Economic equality!

Bitcoin offered “equality” in that anyone could mine it. But in practice, Bitcoin was substantially mined early on – early adopters have most of the coins. The design was such that early users would get vastly better rewards than later users for the same effort.

Cashing in these early coins involves pumping up the price and then selling to later adopters, particularly during the bubbles. Thus, Bitcoin was not a Ponzi or pyramid scheme, but a pump-and-dump. Anyone who bought in after the earliest days is functionally the sucker in the relationship.

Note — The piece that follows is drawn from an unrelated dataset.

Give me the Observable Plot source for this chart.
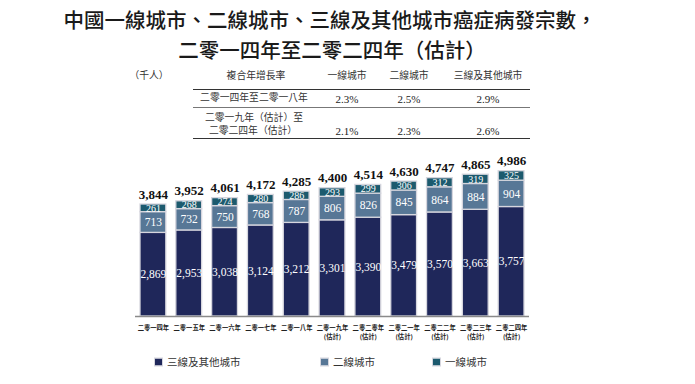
<!DOCTYPE html>
<html>
<head>
<meta charset="utf-8">
<script src="https://cdn.jsdelivr.net/npm/d3@7"></script>
<script src="https://cdn.jsdelivr.net/npm/@observablehq/plot@0.6"></script>
<style>
  html, body { margin: 0; padding: 0; background: #fff; }
  #wrap { position: relative; width: 695px; height: 384px; overflow: hidden; }
  #wrap svg { position: absolute; left: 0; top: 0; }
  .abs { position: absolute; white-space: nowrap; line-height: 1; }
  .c { transform: translate(-50%, -50%); }
  .l { transform: translate(0, -50%); }
  .title { font-family: "Noto Sans CJK TC", sans-serif; font-size: 20.5px; font-weight: 500; color: #1a1a1a; }
  .th { font-family: "Noto Sans CJK TC", sans-serif; font-size: 9.8px; color: #333; }
  .num { font-family: "Liberation Serif", serif; font-size: 11px; color: #222; }
  .hline { position: absolute; height: 0; }
  .lg { font-family: "Noto Sans CJK TC", sans-serif; font-size: 10.5px; color: #333; }
  .sw { position: absolute; width: 7px; height: 7px; transform: translate(0, -50%); }
</style>
</head>
<body>
<div id="wrap"></div>
<script>
// ---- data ----
const years = ["二零一四年","二零一五年","二零一六年","二零一七年","二零一八年","二零一九年","二零二零年","二零二一年","二零二二年","二零二三年","二零二四年"];
const estimated = [false,false,false,false,false,true,true,true,true,true,true];
const tier1 = [261,268,274,280,286,293,299,306,312,319,325];
const tier2 = [713,732,750,768,787,806,826,845,864,884,904];
const tier3 = [2869,2953,3038,3124,3212,3301,3390,3479,3570,3663,3757];
const totals = [3844,3952,4061,4172,4285,4400,4514,4630,4747,4865,4986];
const tiers = ["三線及其他城市","二線城市","一線城市"];
const colors = ["#1f275a","#577796","#1c5a6e"];
const tableCols = ["一線城市","二線城市","三線及其他城市"];
const cagr1418 = ["2.3%","2.5%","2.9%"];
const cagr1924 = ["2.1%","2.3%","2.6%"];

const fmt = d3.format(",");
const rows = years.flatMap((yr, i) => [
  {year: yr, tier: tiers[0], y1: 0, y2: tier3[i], v: tier3[i]},
  {year: yr, tier: tiers[1], y1: tier3[i], y2: tier3[i] + tier2[i], v: tier2[i]},
  {year: yr, tier: tiers[2], y1: tier3[i] + tier2[i], y2: tier3[i] + tier2[i] + tier1[i], v: tier1[i]}
]);
const tops = years.map((yr, i) => ({year: yr, total: totals[i], top: tier3[i] + tier2[i] + tier1[i]}));
const labelOf = new Map(years.map((y, i) => [y, estimated[i] ? y + "\n(估計)" : y]));
const mid = d => (d.y1 + d.y2) / 2;

const chart = Plot.plot({
  width: 695,
  height: 384,
  marginLeft: 135,
  marginRight: 166,
  marginBottom: 68,
  marginTop: 170.3,
  style: {background: "transparent"},
  x: {domain: years, padding: 0, round: false},
  y: {domain: [0, 5000], axis: null},
  color: {domain: tiers, range: colors},
  marks: [
    Plot.barY(rows, {x: "year", y1: "y1", y2: "y2", fill: "tier", stroke: "#d6d6de", strokeWidth: 1.3, insetLeft: 5, insetRight: 5}),
    Plot.ruleY([0], {stroke: "#8a8a8a", strokeWidth: 1.6}),
    Plot.text(rows.filter(d => d.tier !== tiers[2]), {x: "year", y: mid, text: d => fmt(d.v), fill: "white", fontSize: 11.5, fontFamily: "Liberation Serif, serif"}),
    Plot.text(rows.filter(d => d.tier === tiers[2]), {x: "year", y: mid, text: d => fmt(d.v), fill: "white", fontSize: 10, fontFamily: "Liberation Serif, serif"}),
    Plot.text(tops, {x: "year", y: "top", dy: -10, text: d => fmt(d.total), fill: "#111", fontSize: 13, fontWeight: "bold", fontFamily: "Liberation Serif, serif"}),
    Plot.axisX({tickSize: 0, tickPadding: 7, tickFormat: d => labelOf.get(d), fontSize: 6.3, fontWeight: "bold", fontFamily: "Noto Sans CJK TC, sans-serif", fill: "#222", lineHeight: 1.4, label: null})
  ]
});

const wrap = document.getElementById("wrap");
wrap.appendChild(chart);

function addText(txt, x, y, cls, anchor = "c") {
  const el = document.createElement("div");
  el.className = "abs " + anchor + " " + cls;
  el.textContent = txt;
  el.style.left = x + "px";
  el.style.top = y + "px";
  wrap.appendChild(el);
  return el;
}
function addLine(x1, x2, y, w, color) {
  const el = document.createElement("div");
  el.className = "hline";
  el.style.left = x1 + "px";
  el.style.width = (x2 - x1) + "px";
  el.style.top = (y - w / 2) + "px";
  el.style.borderTop = w + "px solid " + color;
  wrap.appendChild(el);
}

// title
addText("中國一線城市、二線城市、三線及其他城市癌症病發宗數，", 330, 19, "title");
addText("二零一四年至二零二四年（估計）", 332, 49, "title");

// table
const colX = [347, 409, 488];
addText("（千人）", 149, 76, "th");
addText("複合年增長率", 256, 76, "th");
tableCols.forEach((c, i) => addText(c, colX[i], 76, "th"));
addLine(193, 530, 89.3, 1.5, "#333");
addLine(193, 530, 107.7, 0.8, "#777");
addLine(193, 530, 138.3, 1.5, "#333");
addText("二零一四年至二零一八年", 254, 98, "th");
cagr1418.forEach((v, i) => addText(v, colX[i], 98.5, "num"));
addText("二零一九年（估計）至", 254, 118, "th");
addText("二零二四年（估計）", 253, 130.5, "th");
cagr1924.forEach((v, i) => addText(v, colX[i], 130.5, "num"));

// legend
const lgX = [155, 321, 433];
tiers.forEach((t, i) => {
  const sw = document.createElement("div");
  sw.className = "sw";
  sw.style.left = lgX[i] + "px";
  sw.style.top = "362px";
  sw.style.background = colors[i];
  sw.style.outline = "1px solid #d6d6de";
  wrap.appendChild(sw);
  addText(t, lgX[i] + 12, 362, "lg", "l");
});
</script>
</body>
</html>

“Why should I spend money to make these guys rich?” is such a common objection that the Bitcoin Wiki answered it: “Early adopters are rewarded for taking the higher risk with their time and money.” It is entirely unclear what the “risk” involved was, or how this would convince anyone who didn’t already agree.

In economics, the Gini coefficient is the standard measure of how inequitable a society is. This is tricky to determine for Bitcoin, as it’s not quite a “society” in the Gini sense, one person may have multiple addresses and many addresses have been used only once or a few times. (The commonly-cited figure of 0.88 is based on one small exchange in 2011.) However, a Citigroup analysis from early 2014 notes: “47 individuals hold about 30 percent, another 900 hold a

further 20 percent, the next 10,000 about 25% and another million about 20%”; and the distribution “looks much like the distribution of wealth in North Korea and makes China’s and even the US’ wealth distribution look like that of  a workers’ paradise.”

Dorit Ron and Adi Shamir found in a 2012 study that only 22% of then- existing bitcoins were in circulation at all, there were a total of 75 active users or businesses with any kind of volume, one (unidentified) user owned a quarter of all bitcoins in existence, and one large owner was trying to hide their pile by moving it around in thousands of smaller transactions.

(Shamir is one of the most renowned cryptographers in the world and the “S” in “RSA encryption”; of course, Bitcoiners attempted to disparage his credentials and abilities.)

The usual excuse is to say that it’s still early days for Bitcoin. However, there are no forces that would correct the imbalance.